**What you are asked to do**
Print only the lines from the top of the data through the line with "17.8,15.2,12.8,11.0,10.1,8.8,7.4,6.6];", both included, skipping every picture.
══ Data ══
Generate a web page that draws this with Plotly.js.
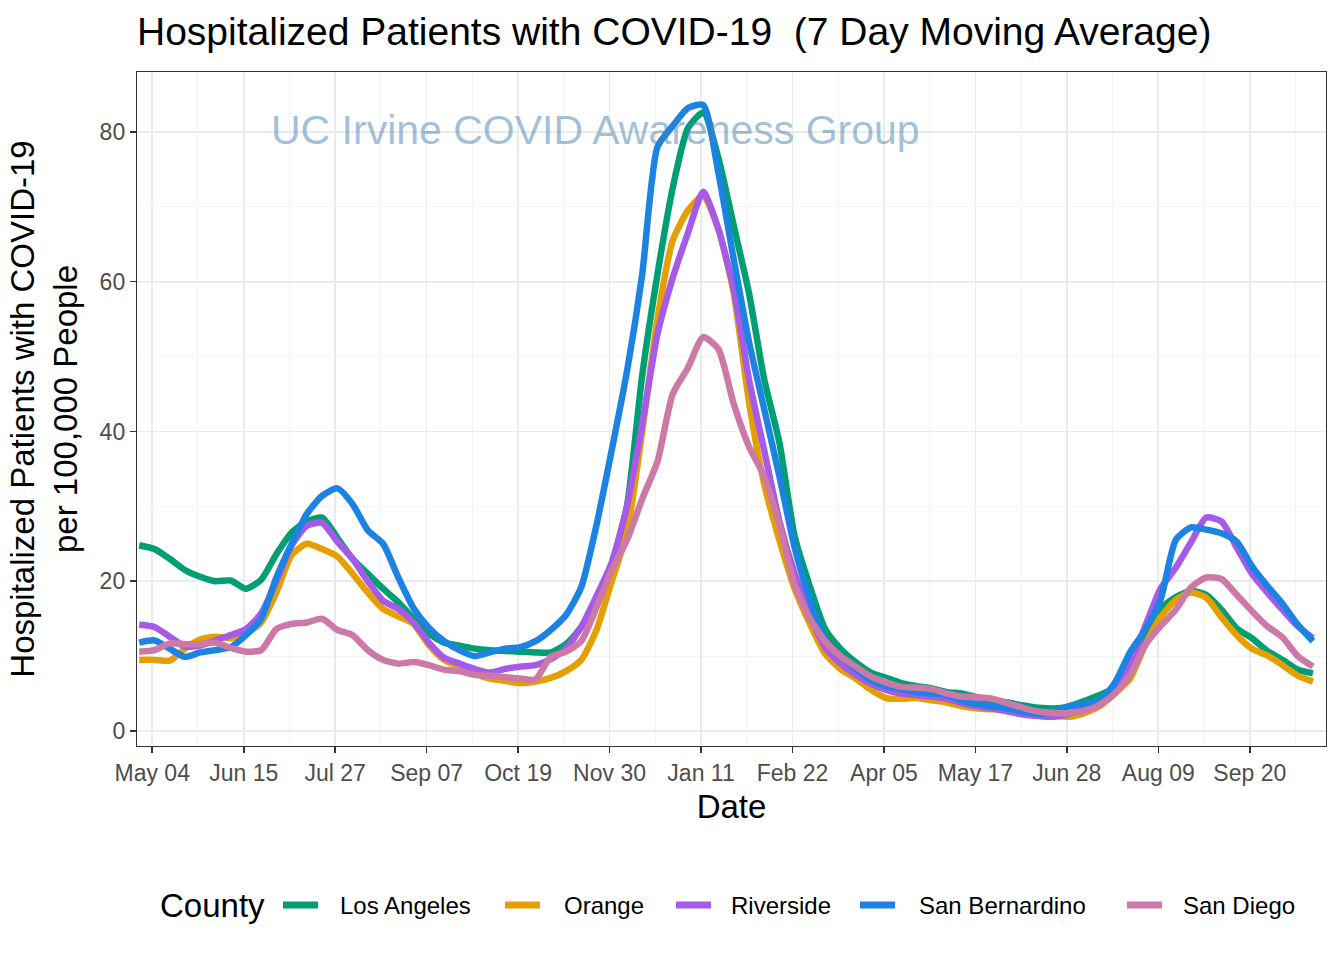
<!DOCTYPE html>
<html>
<head>
<meta charset="utf-8">
<script src="https://cdn.plot.ly/plotly-3.0.1.min.js"></script>
<style>
html,body{margin:0;padding:0;background:#fff;}
#chart{width:1344px;height:960px;}
</style>
</head>
<body>
<div id="chart"></div>
<script>
const dates = [
"2020-04-28","2020-05-05","2020-05-12","2020-05-19","2020-05-26","2020-06-02","2020-06-09","2020-06-16","2020-06-23","2020-06-30",
"2020-07-07","2020-07-14","2020-07-21","2020-07-28","2020-08-04","2020-08-11","2020-08-18","2020-08-25","2020-09-01","2020-09-08",
"2020-09-15","2020-09-22","2020-09-29","2020-10-06","2020-10-13","2020-10-20","2020-10-27","2020-11-03","2020-11-10","2020-11-17",
"2020-11-24","2020-12-01","2020-12-08","2020-12-15","2020-12-22","2020-12-29","2021-01-05","2021-01-12","2021-01-19","2021-01-26",
"2021-02-02","2021-02-09","2021-02-16","2021-02-23","2021-03-02","2021-03-09","2021-03-16","2021-03-23","2021-03-30","2021-04-06",
"2021-04-13","2021-04-20","2021-04-27","2021-05-04","2021-05-11","2021-05-18","2021-05-25","2021-06-01","2021-06-08","2021-06-15",
"2021-06-22","2021-06-29","2021-07-06","2021-07-13","2021-07-20","2021-07-27","2021-08-03","2021-08-10","2021-08-17","2021-08-24",
"2021-08-31","2021-09-07","2021-09-14","2021-09-21","2021-09-28","2021-10-05","2021-10-12","2021-10-19"];

const losAngeles = [
24.8,24.3,23.0,21.5,20.6,20.0,20.1,19.0,20.2,23.6,
26.5,28.0,28.5,25.8,23.0,21.0,19.0,17.2,15.0,13.0,
11.8,11.4,11.0,10.8,10.7,10.6,10.5,10.5,11.6,13.9,
17.1,22.0,30.0,47.5,61.0,72.5,80.5,82.6,76.5,67.5,
58.5,47.0,38.5,26.0,19.3,13.6,11.0,9.2,7.8,7.1,
6.4,6.0,5.7,5.2,5.0,4.5,4.1,3.8,3.4,3.1,
3.0,3.3,4.0,4.8,5.8,8.3,12.5,16.3,17.9,18.7,
18.2,16.2,13.7,12.4,10.7,9.5,8.2,7.7];

const orange = [
9.5,9.5,9.4,11.0,12.2,12.6,12.4,13.0,14.5,18.5,
23.5,25.0,24.3,23.3,21.0,18.5,16.3,15.3,14.3,11.5,
9.5,8.6,7.7,7.0,6.7,6.4,6.6,7.1,8.0,9.5,
13.5,20.0,26.5,40.0,55.0,65.5,69.5,71.5,67.0,58.5,
44.0,33.0,25.5,19.0,14.3,10.3,8.3,7.0,5.5,4.4,
4.3,4.4,4.1,3.8,3.3,3.0,2.9,2.8,2.6,2.4,
2.1,1.9,2.4,3.3,5.0,7.0,11.5,15.2,17.5,18.5,
17.8,15.2,12.8,11.0,10.1,8.8,7.4,6.6];

const riverside = [
14.2,13.9,12.6,11.3,11.4,12.1,12.8,13.6,15.7,20.0,
24.8,27.4,27.8,25.3,23.0,20.0,17.4,16.3,14.5,11.8,
9.8,9.0,8.3,7.8,8.3,8.6,8.8,9.6,11.0,13.9,
18.0,22.5,30.0,41.0,53.0,60.5,66.5,72.0,67.0,59.0,
47.0,37.5,28.0,21.0,15.5,11.2,9.0,7.5,6.3,5.5,
5.0,4.8,4.6,4.3,3.7,3.3,3.0,2.6,2.2,2.0,
1.9,2.3,3.2,4.0,5.9,9.0,14.0,19.0,21.8,25.2,
28.5,28.0,24.5,21.0,18.5,16.2,14.0,12.4];

const sanBernardino = [
11.8,12.1,11.0,9.9,10.5,10.8,11.2,12.8,15.0,20.5,
25.0,29.0,31.4,32.4,30.3,26.8,25.0,20.5,16.4,13.8,
12.0,10.8,10.0,10.5,11.0,11.2,12.0,13.5,15.5,19.2,
27.5,37.5,48.0,61.0,78.0,80.8,83.2,83.6,74.5,63.0,
52.0,43.0,34.0,24.5,17.5,12.3,10.0,8.3,6.8,6.0,
5.6,5.2,5.0,4.8,4.0,3.6,3.3,3.0,2.6,2.3,
2.6,3.3,3.6,4.0,6.4,10.5,13.5,17.5,25.5,27.2,
26.9,26.4,25.3,22.0,19.4,17.0,14.2,12.0];

const sanDiego = [
10.6,10.8,11.7,11.6,11.6,11.8,11.1,10.6,10.8,13.6,
14.3,14.5,15.0,13.5,12.8,10.8,9.5,9.0,9.2,8.8,
8.2,8.0,7.5,7.4,7.2,7.0,6.9,9.9,10.6,12.0,
16.5,21.5,25.5,31.0,36.0,45.0,48.5,52.6,51.0,43.7,
38.0,34.0,27.5,19.5,15.0,12.0,10.0,8.6,7.3,6.5,
5.9,5.8,5.6,5.0,4.6,4.5,4.3,3.7,3.1,2.6,
2.4,2.4,2.7,3.5,5.0,7.5,11.5,14.0,16.2,19.2,
20.5,20.3,18.2,16.0,14.0,12.5,10.0,8.6];

const counties = ["Los Angeles","Orange","Riverside","San Bernardino","San Diego"];
const seriesValues = [losAngeles, orange, riverside, sanBernardino, sanDiego];
const colors = ["#009E73","#E69F00","#A65AE8","#1C83E3","#CC79A7"];
const yTicks = [0,20,40,60,80];

// ---- layout geometry (pixels) ----
const W = 1344, H = 960;
const M = {l:137, r:18, t:72, b:214};
const plotW = W - M.l - M.r, plotH = H - M.t - M.b;
const px2x = p => (p - M.l) / plotW;
const py2y = p => (H - M.b - p) / plotH;
const legendY = 905;
const legendTitleX = 158;
const legendKeyX0 = [283, 505, 676, 860, 1127];
const legendKeyLen = 35;
const legendTextX = [338, 562, 729, 917, 1181];

const DAY = 86400000;
const traces = counties.map((name,i)=>({
  type:'scatter', mode:'lines', name:name, x:dates, y:seriesValues[i],
  line:{color:colors[i], width:6.5, shape:'spline', smoothing:0.6},
  hoverinfo:'skip', showlegend:false
}));

const font = "Liberation Sans, Arial, Helvetica, sans-serif";

const annotations = [{
  text:'UC Irvine COVID Awareness Group', xref:'paper', yref:'paper',
  x:0.386, y:0.914, xanchor:'center', yanchor:'middle', showarrow:false,
  font:{size:41, color:'rgba(70,130,180,0.5)', family:font}
},{
  text:'County', xref:'paper', yref:'paper', x:px2x(legendTitleX), y:py2y(legendY),
  xanchor:'left', yanchor:'middle', showarrow:false,
  font:{size:33, color:'#000', family:font}
}];
const shapes = [];
counties.forEach((name,i)=>{
  annotations.push({
    text:name, xref:'paper', yref:'paper', x:px2x(legendTextX[i]), y:py2y(legendY),
    xanchor:'left', yanchor:'middle', showarrow:false,
    font:{size:24, color:'#000', family:font}
  });
  shapes.push({
    type:'line', xref:'paper', yref:'paper',
    x0:px2x(legendKeyX0[i]), x1:px2x(legendKeyX0[i]+legendKeyLen),
    y0:py2y(legendY), y1:py2y(legendY),
    line:{color:colors[i], width:7}
  });
});

const layout = {
  width:W, height:H,
  margin:M,
  paper_bgcolor:'#fff', plot_bgcolor:'#fff',
  font:{family:font, color:'#000'},
  showlegend:false,
  title:{text:'Hospitalized Patients with COVID-19  (7 Day Moving Average)',
    font:{size:39, color:'#000', family:font},
    x:137/1344, xref:'container', xanchor:'left', y:1-31/960, yref:'container', yanchor:'middle'},
  xaxis:{
    type:'date', range:['2020-04-27','2021-10-25'],
    tick0:'2020-05-04', dtick:42*DAY, tickformat:'%b %d',
    ticks:'outside', ticklen:6, tickwidth:1.6, tickcolor:'#333',
    tickfont:{size:23, color:'#4D4D4D'},
    showgrid:true, gridcolor:'#EBEBEB', gridwidth:1.7,
    minor:{tick0:'2020-05-04', dtick:21*DAY, showgrid:true, gridcolor:'#F3F3F3', gridwidth:0.9, ticks:''},
    showline:true, mirror:true, linecolor:'#333', linewidth:1.2,
    zeroline:false,
    title:{text:'Date', font:{size:33, color:'#000'}, standoff:10},
    automargin:false
  },
  yaxis:{
    range:[-2,88], tickvals:yTicks, ticktext:yTicks.map(String),
    ticks:'outside', ticklen:6, tickwidth:1.6, tickcolor:'#333',
    tickfont:{size:23, color:'#4D4D4D'},
    showgrid:true, gridcolor:'#EBEBEB', gridwidth:1.7,
    minor:{tickvals:[10,30,50,70], showgrid:true, gridcolor:'#F3F3F3', gridwidth:0.9, ticks:''},
    showline:true, mirror:true, linecolor:'#333', linewidth:1.2,
    zeroline:false,
    title:{text:'Hospitalized Patients with COVID-19<br>per 100,000 People', font:{size:33, color:'#000'}, standoff:12},
    automargin:false
  },
  annotations:annotations,
  shapes:shapes
};

Plotly.newPlot('chart', traces, layout, {staticPlot:true, displayModeBar:false});
</script>
</body>
</html>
═══
**The response**
Generate a web page that draws this with Plotly.js.
<!DOCTYPE html>
<html>
<head>
<meta charset="utf-8">
<script src="https://cdn.plot.ly/plotly-3.0.1.min.js"></script>
<style>
html,body{margin:0;padding:0;background:#fff;}
#chart{width:1344px;height:960px;}
</style>
</head>
<body>
<div id="chart"></div>
<script>
const dates = [
"2020-04-28","2020-05-05","2020-05-12","2020-05-19","2020-05-26","2020-06-02","2020-06-09","2020-06-16","2020-06-23","2020-06-30",
"2020-07-07","2020-07-14","2020-07-21","2020-07-28","2020-08-04","2020-08-11","2020-08-18","2020-08-25","2020-09-01","2020-09-08",
"2020-09-15","2020-09-22","2020-09-29","2020-10-06","2020-10-13","2020-10-20","2020-10-27","2020-11-03","2020-11-10","2020-11-17",
"2020-11-24","2020-12-01","2020-12-08","2020-12-15","2020-12-22","2020-12-29","2021-01-05","2021-01-12","2021-01-19","2021-01-26",
"2021-02-02","2021-02-09","2021-02-16","2021-02-23","2021-03-02","2021-03-09","2021-03-16","2021-03-23","2021-03-30","2021-04-06",
"2021-04-13","2021-04-20","2021-04-27","2021-05-04","2021-05-11","2021-05-18","2021-05-25","2021-06-01","2021-06-08","2021-06-15",
"2021-06-22","2021-06-29","2021-07-06","2021-07-13","2021-07-20","2021-07-27","2021-08-03","2021-08-10","2021-08-17","2021-08-24",
"2021-08-31","2021-09-07","2021-09-14","2021-09-21","2021-09-28","2021-10-05","2021-10-12","2021-10-19"];

const losAngeles = [
24.8,24.3,23.0,21.5,20.6,20.0,20.1,19.0,20.2,23.6,
26.5,28.0,28.5,25.8,23.0,21.0,19.0,17.2,15.0,13.0,
11.8,11.4,11.0,10.8,10.7,10.6,10.5,10.5,11.6,13.9,
17.1,22.0,30.0,47.5,61.0,72.5,80.5,82.6,76.5,67.5,
58.5,47.0,38.5,26.0,19.3,13.6,11.0,9.2,7.8,7.1,
6.4,6.0,5.7,5.2,5.0,4.5,4.1,3.8,3.4,3.1,
3.0,3.3,4.0,4.8,5.8,8.3,12.5,16.3,17.9,18.7,
18.2,16.2,13.7,12.4,10.7,9.5,8.2,7.7];

const orange = [
9.5,9.5,9.4,11.0,12.2,12.6,12.4,13.0,14.5,18.5,
23.5,25.0,24.3,23.3,21.0,18.5,16.3,15.3,14.3,11.5,
9.5,8.6,7.7,7.0,6.7,6.4,6.6,7.1,8.0,9.5,
13.5,20.0,26.5,40.0,55.0,65.5,69.5,71.5,67.0,58.5,
44.0,33.0,25.5,19.0,14.3,10.3,8.3,7.0,5.5,4.4,
4.3,4.4,4.1,3.8,3.3,3.0,2.9,2.8,2.6,2.4,
2.1,1.9,2.4,3.3,5.0,7.0,11.5,15.2,17.5,18.5,
17.8,15.2,12.8,11.0,10.1,8.8,7.4,6.6];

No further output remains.